Atak, “Üzerinize düşen görevi acilen yerine getirin. Eğer kamuoyuna açıklama yapıp da etkili ve yetkili sendika olduklarını iddia ediyorlarsa, bugüne kadar masada kullanmadıkları yetkilerini artık kullansınlar. Bizim Ankara ziyaretimiz sonrasında özellikle İstanbul Şubesi ile birlikte yol arkadaşlığı yaparak çeşitli görüşmeler gerçekleştirdik. İşveren Sendikası ve Çalışma Bakanlığı yetkilileriyle görüştük ancak Türk Harb-İş Sendikası Genel Merkezi ile görüşme yapamadık. Bizlerle görüşmeyen Genel Merkez yöneticilerimiz, üyelerimizin mağduriyetlerini ve taleplerini dinlemek yerine Ankara’dan üyelerimize ayar vermeye, fırça atmaya, hatta manipülasyon yaptığımızı iddia etmeye kadar varan suçlamalarda bulundular. Türk Harb-İş Sendikası Eskişehir Şubesi üyeleriyle birlikte mücadele etmektedir. Bugün de bu böyledir. Biz, üyelerimizin sesi olmaya devam edeceğiz. Yukarıdan, Ankara’dan bizlere ayar vermeye çalışmak, “Hükümetin verdiğiyle kanaat getirin” demek sendikacılıkla uzaktan yakından alakası olmayan bir yaklaşımdır. Bunları kabul etmemiz mümkün değildir. Bugünden itibaren nasıl şimdiye kadar alanlarda, masada, meydanlarda, basın ve sosyal medya yoluyla sesimizi duyurduysak, bundan sonra da duyurmaya devam edeceğiz. Taleplerimizi hükümete teslim edenlere, Türk-İş Genel Başkanı Ergün Atalay başta olmak üzere Türk Harb-İş Sendikası Genel Başkanı Alaattin Soydan’ı da üyelerin haklarını alamadıkları sürece acilen istifaya davet ediyoruz. Bu mağduriyet artık son bulmalıdır. Eskişehir halkına da çağrımızdır: Bu mesele sadece işçilerin değil, Eskişehir’in meselesidir. Eskişehir Hava Bakım Fabrika Müdürlüğü, Cumhuriyet tarihiyle yaşıt ve bu şehre büyük katkılar sağlayan çok önemli bir kurumdur. Buna sahip çıkmak tüm Eskişehir halkının ve siyaset yapan herkesin görevidir” ifadelerini kullandı.

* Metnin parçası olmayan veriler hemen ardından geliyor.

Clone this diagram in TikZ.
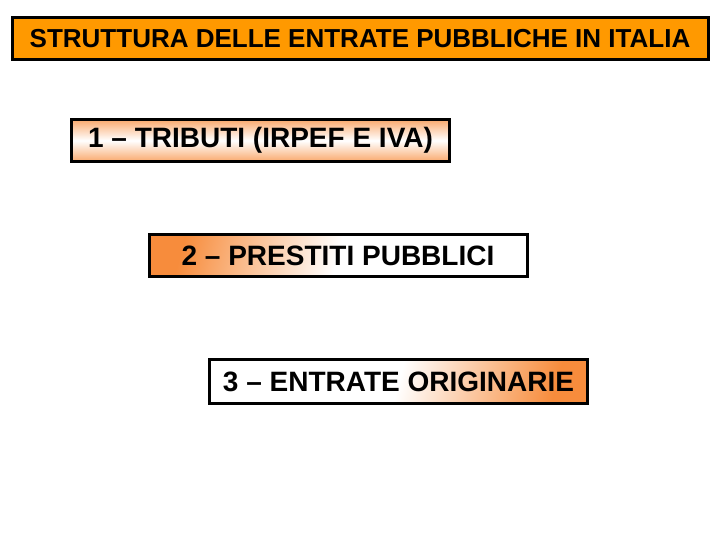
\documentclass[tikz,border=0pt]{standalone}
\usepackage{fontspec}
\setmainfont{Liberation Sans}
\begin{document}
\begin{tikzpicture}[x=1pt,y=-1pt]
    \definecolor{titleorange}{RGB}{255,153,0}
    \definecolor{softorange}{RGB}{247,140,60}
    \tikzstyle{every node}+=[inner sep=0pt, font=\bfseries]
    \tikzstyle{voce}=[draw=black, line width=3pt, minimum height=42pt, minimum width=378pt, font=\fontsize{28}{32}\selectfont\bfseries]
    \useasboundingbox (0,0) rectangle (720,540);
    \node [draw=black, line width=3pt, fill=titleorange, minimum width=696pt, minimum height=42pt, font=\fontsize{26}{30}\selectfont\bfseries] (titolo) at (360,39) {STRUTTURA DELLE ENTRATE PUBBLICHE IN ITALIA};
    \node [voce, top color=softorange!75, bottom color=softorange!75, middle color=white] (tributi) at (260.5,140.5) {1 -- TRIBUTI (IRPEF E IVA)};
    \node [voce, top color=softorange, bottom color=white, middle color=white, shading angle=75] (prestiti) at (338,255.5) {2 -- PRESTITI PUBBLICI};
    \node [voce, top color=white, bottom color=softorange, middle color=white, shading angle=75, minimum height=44pt] (originarie) at (398.5,381.5) {3 -- ENTRATE ORIGINARIE};
\end{tikzpicture}
\end{document}
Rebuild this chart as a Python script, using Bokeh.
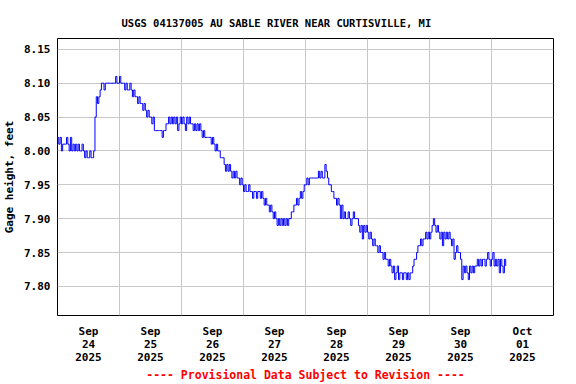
import numpy as np
import pandas as pd
from bokeh.plotting import figure
from bokeh.models import Range1d, FixedTicker, PrintfTickFormatter, ColumnDataSource
from bokeh.embed import file_html
from bokeh.resources import INLINE

# Gage height (feet), one reading every 30 minutes, starting 2025-09-24 00:00
series_start = "2025-09-24 00:00"
step_minutes = 30

day_sep24 = [8.02, 8.01, 8.02, 8.00, 8.01, 8.01, 8.01, 8.02, 8.01, 8.00, 8.02, 8.00,
             8.01, 8.00, 8.01, 8.00, 8.01, 8.00, 8.00, 8.01, 8.00, 7.99, 8.00, 7.99,
             7.99, 8.00, 7.99, 7.99, 8.00, 8.05, 8.08, 8.07, 8.08, 8.09, 8.10, 8.10,
             8.09, 8.10, 8.10, 8.10, 8.10, 8.10, 8.10, 8.10, 8.10, 8.11, 8.10, 8.10]
day_sep25 = [8.11, 8.10, 8.10, 8.10, 8.09, 8.10, 8.09, 8.09, 8.10, 8.09, 8.08, 8.09,
             8.08, 8.08, 8.07, 8.08, 8.07, 8.07, 8.06, 8.07, 8.06, 8.05, 8.06, 8.05,
             8.05, 8.04, 8.05, 8.03, 8.03, 8.03, 8.03, 8.03, 8.03, 8.02, 8.03, 8.03,
             8.04, 8.04, 8.05, 8.04, 8.05, 8.04, 8.05, 8.04, 8.05, 8.03, 8.04, 8.05]
day_sep26 = [8.04, 8.05, 8.04, 8.03, 8.05, 8.04, 8.05, 8.04, 8.04, 8.03, 8.04, 8.03,
             8.04, 8.03, 8.04, 8.03, 8.02, 8.03, 8.02, 8.02, 8.02, 8.02, 8.02, 8.01,
             8.02, 8.01, 8.00, 8.01, 8.00, 8.00, 7.99, 7.99, 7.99, 7.98, 7.97, 7.98,
             7.97, 7.98, 7.97, 7.96, 7.97, 7.96, 7.97, 7.96, 7.96, 7.95, 7.96, 7.95]
day_sep27 = [7.94, 7.95, 7.94, 7.94, 7.95, 7.94, 7.94, 7.93, 7.94, 7.94, 7.93, 7.94,
             7.94, 7.93, 7.94, 7.93, 7.92, 7.93, 7.92, 7.92, 7.91, 7.92, 7.91, 7.90,
             7.91, 7.90, 7.89, 7.90, 7.89, 7.90, 7.89, 7.90, 7.89, 7.90, 7.89, 7.90,
             7.90, 7.91, 7.91, 7.92, 7.92, 7.93, 7.92, 7.93, 7.94, 7.93, 7.94, 7.95]
day_sep28 = [7.95, 7.96, 7.95, 7.96, 7.96, 7.96, 7.96, 7.96, 7.96, 7.96, 7.97, 7.96,
             7.97, 7.96, 7.96, 7.98, 7.97, 7.96, 7.95, 7.95, 7.94, 7.94, 7.93, 7.93,
             7.92, 7.93, 7.92, 7.90, 7.92, 7.90, 7.91, 7.90, 7.90, 7.91, 7.90, 7.89,
             7.90, 7.91, 7.90, 7.90, 7.90, 7.89, 7.88, 7.89, 7.87, 7.89, 7.88, 7.89]
day_sep29 = [7.88, 7.87, 7.88, 7.87, 7.86, 7.87, 7.86, 7.86, 7.85, 7.86, 7.85, 7.85,
             7.84, 7.85, 7.84, 7.84, 7.83, 7.84, 7.83, 7.82, 7.83, 7.81, 7.82, 7.83,
             7.81, 7.82, 7.82, 7.81, 7.82, 7.82, 7.81, 7.82, 7.81, 7.82, 7.82, 7.83,
             7.84, 7.84, 7.85, 7.86, 7.86, 7.87, 7.86, 7.87, 7.87, 7.88, 7.87, 7.88]
day_sep30 = [7.87, 7.88, 7.89, 7.90, 7.89, 7.88, 7.89, 7.88, 7.87, 7.88, 7.86, 7.88,
             7.87, 7.88, 7.87, 7.88, 7.87, 7.86, 7.87, 7.84, 7.85, 7.86, 7.85, 7.85,
             7.84, 7.81, 7.83, 7.82, 7.83, 7.82, 7.81, 7.83, 7.82, 7.83, 7.82, 7.83,
             7.83, 7.84, 7.83, 7.84, 7.83, 7.84, 7.84, 7.83, 7.84, 7.85, 7.84, 7.83]
day_oct01 = [7.84, 7.85, 7.83, 7.84, 7.83, 7.84, 7.82, 7.84, 7.83, 7.82, 7.84, 7.83]

# Axis content
x_days = ["2025-09-24", "2025-09-25", "2025-09-26", "2025-09-27",
          "2025-09-28", "2025-09-29", "2025-09-30", "2025-10-01"]
x_tick_labels = ["Sep\n24\n2025", "Sep\n25\n2025", "Sep\n26\n2025", "Sep\n27\n2025",
                 "Sep\n28\n2025", "Sep\n29\n2025", "Sep\n30\n2025", "Oct\n01\n2025"]
x_end = "2025-10-02"
y_ticks = [7.80, 7.85, 7.90, 7.95, 8.00, 8.05, 8.10, 8.15]

title_text = "USGS 04137005 AU SABLE RIVER NEAR CURTISVILLE, MI"
y_label = "Gage height, feet"
footer_text = "---- Provisional Data Subject to Revision ----"

FONT = "DejaVu Sans Mono"


def ms(ts):
    return pd.Timestamp(ts).value / 1e6


values = day_sep24 + day_sep25 + day_sep26 + day_sep27 + day_sep28 + day_sep29 + day_sep30 + day_oct01
t0 = pd.Timestamp(series_start)
times = [t0 + pd.Timedelta(minutes=step_minutes * i) for i in range(len(values))]
src = ColumnDataSource(dict(t=[ms(t) for t in times], v=values))

day_ms = [ms(d) for d in x_days]
noon_ms = [d + 12 * 3600 * 1000 for d in day_ms]
grid_ms = day_ms[1:]

p = figure(frame_width=496, frame_height=277, output_backend="svg", toolbar_location=None,
           x_axis_type="datetime",
           x_range=Range1d(day_ms[0], ms(x_end)), y_range=Range1d(7.757, 8.166),
           min_border_left=50, min_border_right=14, min_border_top=38, min_border_bottom=60)

p.background_fill_color = "white"
p.border_fill_color = "white"
p.outline_line_color = "black"
p.outline_line_width = 1
p.outline_line_alpha = 1.0

p.title.text = title_text
p.title.text_font = FONT
p.title.text_font_size = "10.5px"
p.title.text_font_style = "bold"
p.title.text_color = "black"
p.title.align = "left"
p.title.offset = 64
p.title.standoff = 20

p.xgrid.ticker = FixedTicker(ticks=grid_ms)
p.ygrid.ticker = FixedTicker(ticks=y_ticks)
for g in (p.xgrid, p.ygrid):
    g.grid_line_color = "#c8c8c8"
    g.grid_line_width = 1

p.xaxis.ticker = FixedTicker(ticks=noon_ms)
p.xaxis.major_label_overrides = {t: lab for t, lab in zip(noon_ms, x_tick_labels)}
p.yaxis.ticker = FixedTicker(ticks=y_ticks)
p.yaxis.formatter = PrintfTickFormatter(format="%.2f")

for ax in (p.xaxis, p.yaxis):
    ax.axis_line_color = None
    ax.major_tick_line_color = None
    ax.minor_tick_line_color = None
    ax.major_tick_out = 0
    ax.major_tick_in = 0
    ax.minor_tick_out = 0
    ax.minor_tick_in = 0
    ax.major_label_text_font = FONT
    ax.major_label_text_font_style = "bold"
    ax.major_label_text_font_size = "11px"
    ax.major_label_text_color = "black"

p.xaxis.major_label_standoff = 9
p.xaxis.major_label_text_line_height = 1.0
p.xaxis.axis_label = footer_text
p.xaxis.axis_label_text_font = FONT
p.xaxis.axis_label_text_font_style = "bold"
p.xaxis.axis_label_text_font_size = "11.5px"
p.xaxis.axis_label_text_color = "#ff0000"
p.xaxis.axis_label_standoff = 1

p.yaxis.major_label_standoff = 7
p.yaxis.axis_label = y_label
p.yaxis.axis_label_text_font = FONT
p.yaxis.axis_label_text_font_style = "bold"
p.yaxis.axis_label_text_font_size = "11px"
p.yaxis.axis_label_text_color = "black"
p.yaxis.axis_label_standoff = 5

p.step(x="t", y="v", source=src, mode="after", line_color="#0000ff", line_width=1)

open("out.html", "w").write(file_html(p, INLINE))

“Kayıplarımızı Karşılamıyor”
Kamu çerçeve protokolüne gelmeden önce tekliflerinin bin 800 TL tavan ücretin belirlenmesi, bunun tüm ücretlere yansıtılması olduğunu ifade eden Atak, oluşan miktarın üzerine yüzde 50 zam yapılmasını istediklerini hatırlattı. Atak, “Ancak bugün verilen maaşlar geçmiş kayıplarımızı karşılamıyor. İlk 6 ay için bize verilen zam yüzde 24, ek ödemelerle birlikte yüzde 27-28 civarında. Oysa bizim talebimiz ilk 6 ayda yüzde 80-90 oranında bir artıştı. Ayrıca sekiz sayfalık teklifimizde gelir vergisi adaletinden sosyal haklara kadar birçok konuda adım atılması istenmişti. Ancak hiçbirine yaklaşılmadı. Buna rağmen kamu çerçeve protokolü sanki kabul edilebilir bir protokolmüş gibi yansıtıldı. Biz bu nedenle mücadelemizi sürdürmeye devam edeceğiz” sözlerini kaydetti.